Thank You, Mr. Keating

Thinking outside of the strategy box (illustration)

illustration by Cat Scott

“I stand upon my desk to remind myself that we must constantly look at things in a different way.”
– John Keating, Dead Poet’s Society

We have all heard the over-used expression “think outside the box.” I tell my analysts AND clients, “don’t just think outside the box, turn the box upside down, climb up on top of it, and you will see things from a whole new perspective.”

One of the critical success factors behind a successful competitive intelligence culture is being teachable. If management is not open to “ideas from the outside” it will be difficult for them to fully appreciate or internalize the competitive intelligence findings.
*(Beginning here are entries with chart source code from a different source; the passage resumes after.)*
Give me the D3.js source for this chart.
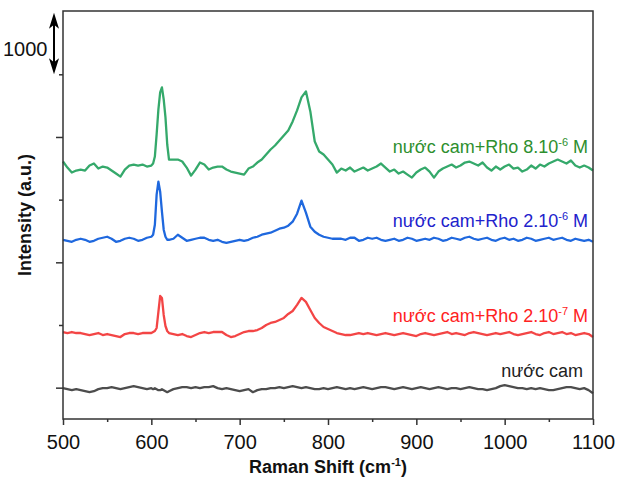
<!doctype html>
<html>
<head>
<meta charset="utf-8">
<script src="https://d3js.org/d3.v7.min.js"></script>
<style>
  body { margin: 0; background: #fff; }
  text { font-family: "Liberation Sans", Arial, sans-serif; }
</style>
</head>
<body>
<div id="chart"></div>
<script>
// Raman shift grid (cm-1): step 5, finer around the 610 peak
var shift = d3.range(500, 601, 5).concat(d3.range(602, 621, 2), d3.range(625, 1101, 5));

// intensities (counts, offset stacked as in the figure)
var rho8e6 = [
  3608, 3512, 3432, 3464, 3480, 3464, 3544, 3576, 3496, 3528,
  3512, 3464, 3416, 3368, 3480, 3544, 3560, 3544, 3560, 3528, 3544,
  3576, 3688, 4040, 4440, 4712, 4792, 4600, 4312, 3880, 3640,
  3640, 3640, 3608, 3512, 3384, 3480, 3592, 3560, 3480, 3512,
  3528, 3528, 3480, 3448, 3432, 3416, 3400, 3496, 3528, 3592,
  3640, 3720, 3800, 3864, 3944, 4024, 4104, 4248, 4424, 4632,
  4728, 4408, 3928, 3768, 3720, 3640, 3560, 3432, 3496, 3464,
  3512, 3448, 3480, 3512, 3464, 3496, 3528, 3576, 3512, 3448,
  3480, 3416, 3448, 3400, 3352, 3432, 3480, 3512, 3448, 3352,
  3448, 3496, 3528, 3560, 3512, 3544, 3592, 3608, 3576, 3544,
  3592, 3512, 3464, 3528, 3480, 3528, 3560, 3496, 3512, 3448,
  3480, 3544, 3496, 3560, 3528, 3576, 3608, 3640, 3608, 3576,
  3624, 3544, 3512, 3544, 3512, 3464
];
var rho2e6 = [
  2360, 2344, 2328, 2360, 2376, 2360, 2328, 2344, 2376, 2392,
  2408, 2376, 2328, 2344, 2376, 2392, 2376, 2344, 2360, 2392, 2408,
  2440, 2600, 3080, 3288, 3128, 2808, 2520, 2408, 2360, 2360,
  2376, 2440, 2392, 2344, 2360, 2376, 2392, 2392, 2360, 2344,
  2360, 2328, 2312, 2328, 2344, 2360, 2344, 2360, 2392, 2408,
  2440, 2456, 2472, 2504, 2536, 2552, 2584, 2648, 2776, 2984,
  2792, 2568, 2488, 2440, 2408, 2392, 2376, 2376, 2376, 2360,
  2392, 2392, 2344, 2360, 2392, 2376, 2392, 2360, 2344, 2360,
  2376, 2344, 2360, 2392, 2376, 2344, 2360, 2376, 2360, 2392,
  2376, 2344, 2360, 2392, 2376, 2360, 2392, 2408, 2376, 2360,
  2376, 2392, 2360, 2344, 2376, 2392, 2360, 2376, 2344, 2360,
  2392, 2376, 2344, 2360, 2376, 2392, 2360, 2376, 2392, 2360,
  2344, 2376, 2360, 2344, 2360, 2328
];
var rho2e7 = [
  888, 872, 888, 872, 872, 856, 840, 856, 872, 840,
  856, 840, 824, 808, 856, 872, 872, 856, 872, 872, 872,
  888, 904, 952, 1208, 1464, 1432, 1160, 984, 904, 872,
  856, 840, 856, 824, 808, 840, 872, 888, 872, 888,
  888, 888, 840, 808, 824, 856, 888, 904, 904, 920,
  952, 1000, 1032, 1048, 1080, 1112, 1176, 1224, 1320, 1432,
  1368, 1240, 1112, 1032, 968, 936, 904, 872, 856, 840,
  840, 856, 872, 856, 872, 856, 840, 856, 872, 856,
  840, 856, 872, 856, 840, 824, 856, 872, 856, 840,
  856, 872, 888, 856, 872, 856, 840, 872, 888, 872,
  856, 840, 856, 872, 856, 872, 888, 856, 840, 856,
  872, 888, 856, 840, 872, 888, 856, 872, 888, 856,
  872, 840, 856, 872, 856, 808
];
var orange = [
  -8, -24, -40, -24, -40, -56, -72, -56, -24, -8,
  -8, 8, -8, -24, -8, 8, 24, 8, -8, -24, -8,
  -24, -8, -24, -40, -40, -24, -40, -56, -72, -56,
  -24, -8, 8, 8, -8, 8, -8, 8, 8, 24,
  -8, -24, -8, -24, -40, -56, -40, -24, -72, -40,
  -24, -24, -8, -8, 8, -8, 8, 24, 8, -8,
  8, -8, -24, -24, -8, -24, -8, 8, -8, -24,
  -8, -24, -8, 8, -8, -24, -8, 8, 8, -8,
  -24, -8, 8, -8, -24, -8, 8, -8, -24, -8,
  8, -8, -24, -8, -8, -24, -8, 8, -8, -24,
  -24, -40, -24, -8, 24, 40, 24, 8, -8, -8,
  -24, -8, -24, -8, -24, -40, -40, -24, -8, 8,
  8, -8, -24, -8, -40, -88
];

var seriesNames = ["nước cam+Rho 8.10", "nước cam+Rho 2.10", "nước cam+Rho 2.10", "nước cam"];
var seriesExp = ["-6", "-6", "-7", ""];
var seriesData = [rho8e6, rho2e6, rho2e7, orange];
var lineColors = ["#35a96b", "#1f68de", "#f34545", "#4d4d4d"];
var textColors = ["#2e8f2e", "#2222cc", "#ff2222", "#222222"];

var xTicks = [500, 600, 700, 800, 900, 1000, 1100];
var xMinor = [550, 650, 750, 850, 950, 1050];
var yMajor = [0, 2000, 4000];
var yMinor = [1000, 3000, 5000];

seriesData.forEach(function(s, i) {
  if (s.length != shift.length) throw new Error("series " + i + " has " + s.length + " points, grid " + shift.length);
});

var W = 619, H = 483;
var margin = {top: 11, right: 26, bottom: 64, left: 63},
    width = W - margin.left - margin.right,
    height = H - margin.top - margin.bottom;

var svg = d3.select("#chart").append("svg")
    .attr("width", W).attr("height", H);
var g = svg.append("g")
    .attr("transform", "translate(" + margin.left + "," + margin.top + ")");

var x = d3.scaleLinear().domain([500, 1100]).range([0, width]);
var y = d3.scaleLinear().domain([-500, 6010]).range([height, 0]);

// spectra
var line = d3.line()
    .x(function(d) { return x(d[0]); })
    .y(function(d) { return y(d[1]); });

seriesData.forEach(function(s, i) {
  g.append("path")
    .datum(shift.map(function(v, k) { return [v, s[k]]; }))
    .attr("fill", "none")
    .attr("stroke", lineColors[i])
    .attr("stroke-width", 2.3)
    .attr("stroke-linejoin", "round")
    .attr("d", line);
});

// frame
g.append("rect")
  .attr("width", width).attr("height", height)
  .attr("fill", "none").attr("stroke", "#333").attr("stroke-width", 1.5);

// x axis
var xAxis = g.append("g").attr("transform", "translate(0," + height + ")")
  .call(d3.axisBottom(x).tickValues(xTicks).tickFormat(d3.format("d"))
    .tickSize(6).tickSizeOuter(0).tickPadding(10));
g.append("g").attr("transform", "translate(0," + height + ")")
  .call(d3.axisBottom(x).tickValues(xMinor).tickSize(3).tickSizeOuter(0).tickFormat(""));
// y axis (no labels)
g.append("g").call(d3.axisLeft(y).tickValues(yMajor).tickSize(7).tickSizeOuter(0).tickFormat(""));
g.append("g").call(d3.axisLeft(y).tickValues(yMinor).tickSize(4).tickSizeOuter(0).tickFormat(""));

g.selectAll(".domain").remove();
g.selectAll(".tick line").attr("stroke", "#333").attr("stroke-width", 1.5);
xAxis.selectAll(".tick text")
  .style("font-family", "'Liberation Sans', Arial, sans-serif")
  .style("font-size", "20px").attr("fill", "#111");

// axis titles
var xt = svg.append("text")
  .attr("x", margin.left + width / 2).attr("y", 473)
  .attr("text-anchor", "middle")
  .style("font-size", "18px").style("font-weight", "bold").attr("fill", "#111");
xt.append("tspan").text("Raman Shift (cm");
xt.append("tspan").attr("dy", -7).style("font-size", "11px").text("-1");
xt.append("tspan").attr("dy", 7).text(")");

svg.append("text")
  .attr("transform", "translate(31," + (margin.top + height / 2) + ") rotate(-90)")
  .attr("text-anchor", "middle")
  .style("font-size", "18px").style("font-weight", "bold").attr("fill", "#111")
  .text("Intensity (a.u.)");

// scale bar: 1000 counts
var bx = margin.left - 9;
var bTop = margin.top + y(6000) + 1, bBot = margin.top + y(5000);
svg.append("line")
  .attr("x1", bx).attr("x2", bx).attr("y1", bTop + 6).attr("y2", bBot - 6)
  .attr("stroke", "#000").attr("stroke-width", 2);
svg.append("path")
  .attr("d", "M" + bx + "," + bTop + "L" + (bx - 5) + "," + (bTop + 16) + "L" + bx + "," + (bTop + 12) + "L" + (bx + 5) + "," + (bTop + 16) + "Z")
  .attr("fill", "#000");
svg.append("path")
  .attr("d", "M" + bx + "," + bBot + "L" + (bx - 5) + "," + (bBot - 16) + "L" + bx + "," + (bBot - 12) + "L" + (bx + 5) + "," + (bBot - 16) + "Z")
  .attr("fill", "#000");
svg.append("text")
  .attr("x", 3).attr("y", 56)
  .style("font-size", "20px").attr("fill", "#111")
  .text("1000");

// labels on the curves
var labelX = [588, 588, 588, 583];
var labelY = [153, 227, 322, 377];
seriesNames.forEach(function(name, i) {
  var t = svg.append("text")
    .attr("x", labelX[i]).attr("y", labelY[i])
    .attr("text-anchor", "end")
    .style("font-size", "18px").attr("fill", textColors[i]);
  t.append("tspan").text(name);
  if (seriesExp[i]) {
    t.append("tspan").attr("dy", -7).style("font-size", "11px").text(seriesExp[i]);
    t.append("tspan").attr("dy", 7).text(" M");
  }
});
</script>
</body>
</html>
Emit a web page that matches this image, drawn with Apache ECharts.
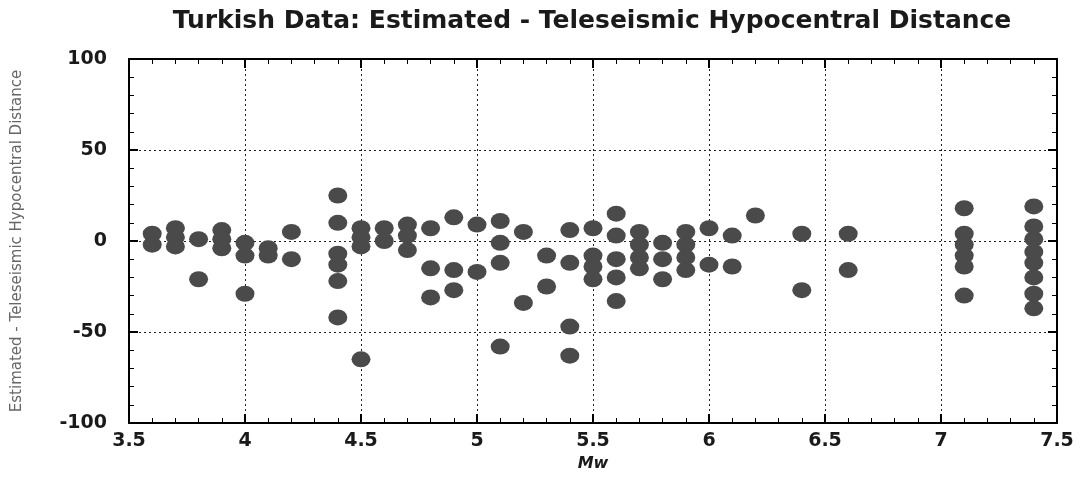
<!DOCTYPE html>
<html>
<head>
<meta charset="utf-8">
<style>
  html, body { margin: 0; padding: 0; background: #fff; }
  #chart { width: 1082px; height: 484px; }
</style>
<script src="https://cdn.jsdelivr.net/npm/echarts@6/dist/echarts.min.js"></script>
</head>
<body>
<div id="chart"></div>
<script>
// Magnitude columns and the distance differences (km) observed at each one
const magnitudes = [3.6, 3.7, 3.8, 3.9, 4.0, 4.1, 4.2, 4.4, 4.5, 4.6, 4.7, 4.8, 4.9, 5.0,
                    5.1, 5.2, 5.3, 5.4, 5.5, 5.6, 5.7, 5.8, 5.9, 6.0, 6.1, 6.2, 6.4, 6.6, 7.1, 7.4];
const residuals = [
  [4, -2],
  [7, 2, -3],
  [1, -21],
  [6, 1, -4],
  [-1, -8, -29],
  [-4, -8],
  [5, -10],
  [25, 10, -7, -13, -22, -42],
  [7, 2, -3, -65],
  [7, 0],
  [9, 3, -5],
  [7, -15, -31],
  [13, -16, -27],
  [9, -17],
  [11, -1, -12, -58],
  [5, -34],
  [-8, -25],
  [6, -12, -47, -63],
  [7, -8, -14, -21],
  [15, 3, -10, -20, -33],
  [5, -2, -9, -15],
  [-1, -10, -21],
  [5, -2, -9, -16],
  [7, -13],
  [3, -14],
  [14],
  [4, -27],
  [4, -16],
  [18, 4, -2, -8, -14, -30],
  [19, 8, 1, -6, -12, -20, -29, -37]
];
const xTicks = [3.5, 4, 4.5, 5, 5.5, 6, 6.5, 7, 7.5];
const yTicks = [-100, -50, 0, 50, 100];

const points = [];
magnitudes.forEach((mw, i) => {
  residuals[i].forEach(v => points.push([mw, v]));
});

const labelFont = {
  fontFamily: 'DejaVu Sans', fontWeight: 'bold', fontSize: 19, color: '#1a1a1a'
};
const gridDash = { color: '#222', width: 1, type: [2, 3] };

const chart = echarts.init(document.getElementById('chart'), null, { renderer: 'canvas' });
chart.setOption({
  backgroundColor: '#ffffff',
  animation: false,
  title: {
    text: 'Turkish Data: Estimated - Teleseismic Hypocentral Distance',
    left: 587, top: 4, textAlign: 'center',
    textStyle: { fontFamily: 'DejaVu Sans', fontWeight: 'bold', fontSize: 25, color: '#1a1a1a' }
  },
  grid: { left: 129, right: 25, top: 59, bottom: 61, containLabel: false },
  xAxis: [{
    type: 'value', min: 3.5, max: 7.5, interval: 0.5,
    name: 'Mw', nameLocation: 'middle', nameGap: 32,
    nameTextStyle: { fontFamily: 'DejaVu Sans', fontWeight: 'bold', fontStyle: 'italic', fontSize: 16, color: '#1a1a1a' },
    axisLine: { show: true, onZero: false, lineStyle: { color: '#000', width: 2 } },
    axisTick: { show: true, inside: true, length: 9, lineStyle: { color: '#000', width: 2 } },
    minorTick: { show: true, splitNumber: 5, length: 5, lineStyle: { color: '#000', width: 1 } },
    axisLabel: Object.assign({ margin: 9, formatter: v => xTicks.includes(v) ? String(v) : '' }, labelFont),
    splitLine: { show: true, lineStyle: gridDash }
  }, {
    type: 'value', min: 3.5, max: 7.5, interval: 0.5, position: 'top',
    axisLine: { show: true, onZero: false, lineStyle: { color: '#000', width: 2 } },
    axisTick: { show: true, inside: true, length: 9, lineStyle: { color: '#000', width: 2 } },
    minorTick: { show: true, splitNumber: 5, length: 5, lineStyle: { color: '#000', width: 1 } },
    axisLabel: { show: false },
    splitLine: { show: false }
  }],
  yAxis: [{
    type: 'value', min: -100, max: 100, interval: 50,
    name: 'Estimated - Teleseismic Hypocentral Distance',
    nameLocation: 'middle', nameGap: 104, nameRotate: 90,
    nameTextStyle: { fontFamily: 'DejaVu Sans', fontSize: 15, color: '#666' },
    axisLine: { show: true, onZero: false, lineStyle: { color: '#000', width: 2 } },
    axisTick: { show: true, inside: true, length: 9, lineStyle: { color: '#000', width: 2 } },
    minorTick: { show: true, splitNumber: 5, length: 5, lineStyle: { color: '#000', width: 1 } },
    axisLabel: Object.assign({ margin: 22, formatter: v => yTicks.includes(v) ? String(v) : '' }, labelFont),
    splitLine: { show: true, lineStyle: gridDash }
  }, {
    type: 'value', min: -100, max: 100, interval: 50, position: 'right',
    axisLine: { show: true, onZero: false, lineStyle: { color: '#000', width: 2 } },
    axisTick: { show: true, inside: true, length: 9, lineStyle: { color: '#000', width: 2 } },
    minorTick: { show: true, splitNumber: 5, length: 5, lineStyle: { color: '#000', width: 1 } },
    axisLabel: { show: false },
    splitLine: { show: false }
  }],
  series: [{
    type: 'scatter',
    xAxisIndex: 0, yAxisIndex: 0,
    data: points,
    symbol: 'circle',
    symbolSize: [19, 16],
    itemStyle: { color: '#4a4a4a', opacity: 1 }
  }]
});
</script>
</body>
</html>
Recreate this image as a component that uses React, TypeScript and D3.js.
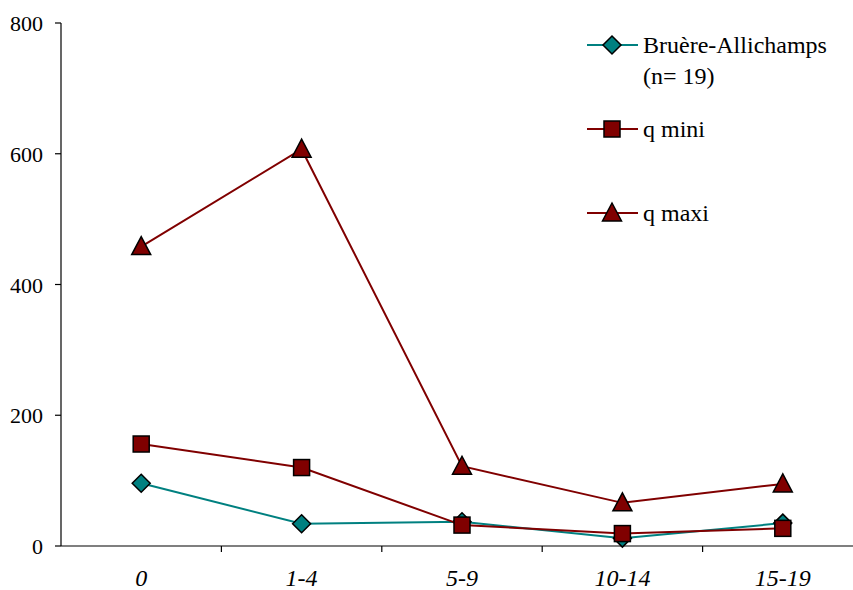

Part of a teachable culture is the willingness to change strategic direction in light of new evidence. We recently experienced this issue with a UK based client. Our firm was brought in to do a competitive intelligence landscape of a particular market for a New Products group. To their surprise and ours, our research revealed that their product launch strategy was built on several false competitive assumptions.

Rather than facing the wrath of senior management (they had already spent millions pursuing the strategy), they terminated our contract and buried the report.

The point is that the stakeholders of the competitive intelligence product and process must be able to operate in an environment that is flexible and understands that a shift in strategy might be the best course of action in light of new evidence.

Remember the scene from Dead Poets Society, when John Keating (Robin Williams) has the students climb up on top of his desk so that they can “look at the world in a different way”?

That’s the challenge we face as competitive intelligence professionals. We must confront assumptions and theories with an open mind. Telling clients, or senior management, what they want to hear is often the easy solution, but in the end that is not what we are called to do. Our job is to find out the truth, to provide unbiased insight to our clients, not blindly validate what they already presume.